I'm running into a problem that I haven't seen anyone on StackOverflow encounter or even google for that matter.

My main goal is to be able to replace occurences of a string in the file with another string. Is there a way there a way to be able to acess all of the lines in the file.

The problem is that when I try to read in a large text file (1-2 gb) of text, python only reads a subset of it.

For example, I'll do a really simply command such as:

newfile = open("newfile.txt","w")
f = open("filename.txt","r")
for line in f:
    replaced = line.replace("string1", "string2")
    newfile.write(replaced)

And it only writes the first 382 mb of the original file. Has anyone encountered this problem previously?

I tried a few different solutions such as using:

import fileinput
for i, line in enumerate(fileinput.input("filename.txt", inplace=1)
   sys.stdout.write(line.replace("string1", "string2")

But it has the same effect.
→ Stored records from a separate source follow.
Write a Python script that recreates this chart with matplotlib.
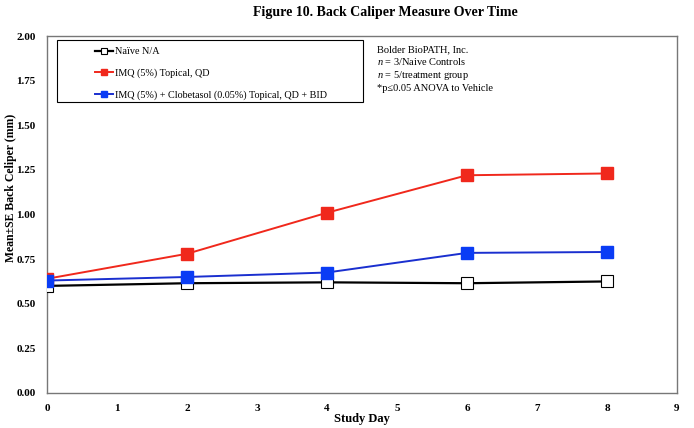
import matplotlib.pyplot as plt
from matplotlib.patches import Rectangle

days = [0, 2, 4, 6, 8]
naive = [0.60, 0.615, 0.62, 0.615, 0.625]
imq = [0.64, 0.78, 1.01, 1.22, 1.23]
imq_clob = [0.63, 0.65, 0.675, 0.785, 0.79]

plt.rcParams['font.family'] = ['Liberation Serif', 'DejaVu Serif']
plt.rcParams['mathtext.fontset'] = 'custom'
plt.rcParams['mathtext.rm'] = 'Liberation Serif'
plt.rcParams['mathtext.it'] = 'Liberation Serif:italic'

fig = plt.figure(figsize=(6.94, 4.28), dpi=100)
ax = fig.add_axes([0.0677, 0.0818, 0.9078, 0.834])

ax.plot(days, naive, color='black', lw=1.6, marker='s', ms=9,
        mfc='white', mec='black', mew=0.8, label='Naïve N/A', zorder=3)
ax.plot(days, imq, color='#f0281c', lw=1.4, marker='s', ms=9,
        mfc='#f0281c', mec='#f0281c', label='IMQ (5%) Topical, QD', zorder=4)
ax.plot(days, imq_clob, color='#1a2fcf', lw=1.4, marker='s', ms=9,
        mfc='#0a3cf5', mec='#0a3cf5',
        label='IMQ (5%) + Clobetasol (0.05%) Topical, QD + BID', zorder=5)

ax.set_xlim(0, 9)
ax.set_ylim(0, 2.0)
ax.set_xticks(range(10))
ax.set_yticks([0, 0.25, 0.5, 0.75, 1.0, 1.25, 1.5, 1.75, 2.0])
ax.set_yticklabels(['%.2f' % v for v in ax.get_yticks()])
ax.tick_params(length=0, labelsize=8, pad=8)
for lab in ax.get_xticklabels() + ax.get_yticklabels():
    lab.set_fontweight('bold')
for s in ax.spines.values():
    s.set_color('#777777')
    s.set_linewidth(1.0)

ax.set_xlabel('Study Day', fontsize=9, fontweight='bold', labelpad=0)
ax.set_ylabel('Mean±SE Back Celiper (mm)', fontsize=8.5, fontweight='bold')
ax.yaxis.set_label_coords(-0.047, 0.574)
fig.suptitle('Figure 10. Back Caliper Measure Over Time', fontsize=10,
             fontweight='bold', x=0.555, y=0.985)

# legend box drawn separately, entries indented inside it
ax.add_patch(Rectangle((0.016, 0.815), 0.486, 0.174, transform=ax.transAxes,
                       fill=False, edgecolor='black', lw=0.8, zorder=6))
leg = ax.legend(loc='upper left', bbox_to_anchor=(0.071, 0.977), fontsize=7.3,
                frameon=False, handlelength=1.8, markerscale=0.55,
                borderpad=0.3, labelspacing=1.2, handletextpad=0.2,
                borderaxespad=0)

ax.text(0.524, 0.975,
        'Bolder BioPATH, Inc.\n$n$ = 3/Naive Controls\n$n$ = 5/treatment group\n*p≤0.05 ANOVA to Vehicle',
        transform=ax.transAxes, fontsize=7.5, va='top', ha='left', linespacing=1.25)

fig.savefig('out.png', dpi=100)
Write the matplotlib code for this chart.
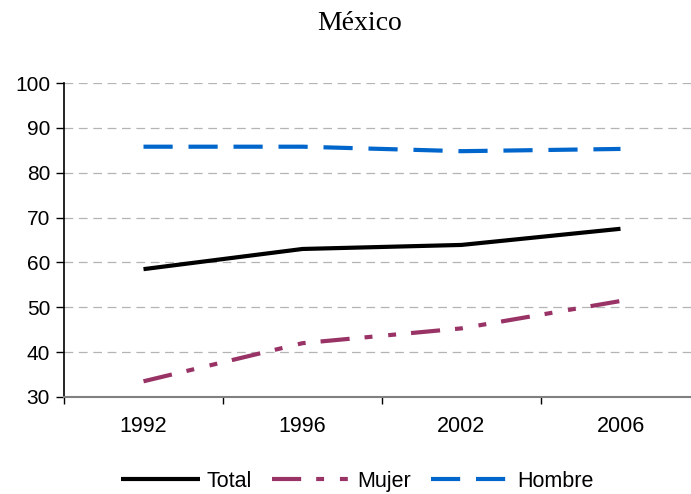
import matplotlib.pyplot as plt
import numpy as np

years = ["1992", "1996", "2002", "2006"]
total = [58.5, 63.0, 63.9, 67.5]
mujer = [33.5, 42.0, 45.3, 51.4]
hombre = [85.8, 85.8, 84.8, 85.3]

plt.rcParams["font.family"] = ["Liberation Sans", "DejaVu Sans"]

fig = plt.figure(figsize=(6.91, 4.94), dpi=100)
# axes runs a bit past the right edge, like the original
ax = fig.add_axes([64 / 691, 1 - 397 / 494, 636 / 691, 314 / 494])

x = np.arange(len(years))
lw = 3.0
ax.plot(x, total, color="black", linewidth=lw, label="Total", solid_capstyle="butt")
ax.plot(x, mujer, color="#993366", linewidth=lw, label="Mujer",
        linestyle=(0, (7.0, 3.6, 1.9, 3.8, 1.9, 3.6)), dash_capstyle="butt")
ax.plot(x, hombre, color="#0066cc", linewidth=lw, label="Hombre",
        linestyle=(0, (7.0, 3.8)), dash_capstyle="butt")

ax.set_xlim(-0.5, len(years) - 0.5)
ax.set_ylim(30, 100)
ax.set_yticks(range(30, 101, 10))
ax.set_xticks(x)
ax.set_xticklabels(years)
ax.set_xticks(np.arange(-0.5, len(years), 1.0), minor=True)
ax.tick_params(axis="x", which="major", length=0, pad=14, labelsize=15.5)
ax.tick_params(axis="x", which="minor", length=5, width=1, color="black")
ax.tick_params(axis="y", length=6, width=1, labelsize=15, pad=4)

ax.yaxis.grid(True, color="#b4b4b4", linewidth=0.9, linestyle=(0, (7, 4.5)))
ax.set_axisbelow(True)
for s in ("top", "right"):
    ax.spines[s].set_visible(False)
ax.spines["left"].set_linewidth(1.2)
ax.spines["bottom"].set_color("#808080")
ax.spines["bottom"].set_linewidth(1.5)

fig.text(360 / 691, 1 - 24 / 494, "México", ha="center", va="center",
         fontsize=20, family="Liberation Serif")

fig.legend(loc="center", bbox_to_anchor=(357 / 691, 1 - 481 / 494), ncol=3,
           frameon=False, fontsize=15.5, handlelength=3.7, handletextpad=0.3,
           columnspacing=0.9)

fig.savefig("out.png", dpi=100)
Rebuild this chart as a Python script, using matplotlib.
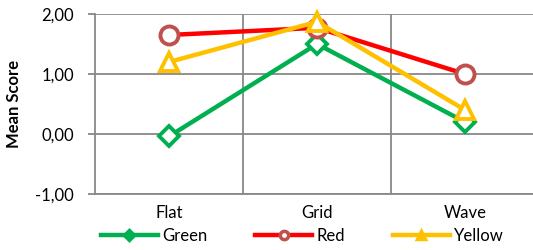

Nor does reading the file in chunks such as using

f.read(10000)

I've narrowed it down to mostly likely being a reading in problem and not a writing problem because it happens for simply printing out lines. I know that there are more lines. When I open it in a full text editor such as Vim, I can see what the last line should be, and it is not the last line that python prints.

Can anyone offer any advice or things to try?

I'm currently using a 32-bit version of Windows XP with 3.25 gb of ram, and running Python 2.7

*Edit Solution Found (Thanks Lattyware). Using an Iterator

def read_in_chunks(file, chunk_size=1000): 
   while True: 
      data = file.read(chunk_size) 
      if not data: break 
      yield data

Answer

codeape picture codeape · Mar 28, 2012

Try:

f = open("filename.txt", "rb")

On Windows, rb means open file in binary mode. According to the docs, text mode vs. binary mode only has an impact on end-of-line characters. But (if I remember correctly) I believe opening files in text mode on Windows also does something with EOF (hex 1A).

You can also specify the mode when using fileinput:

fileinput.input("filename.txt", inplace=1, mode="rb")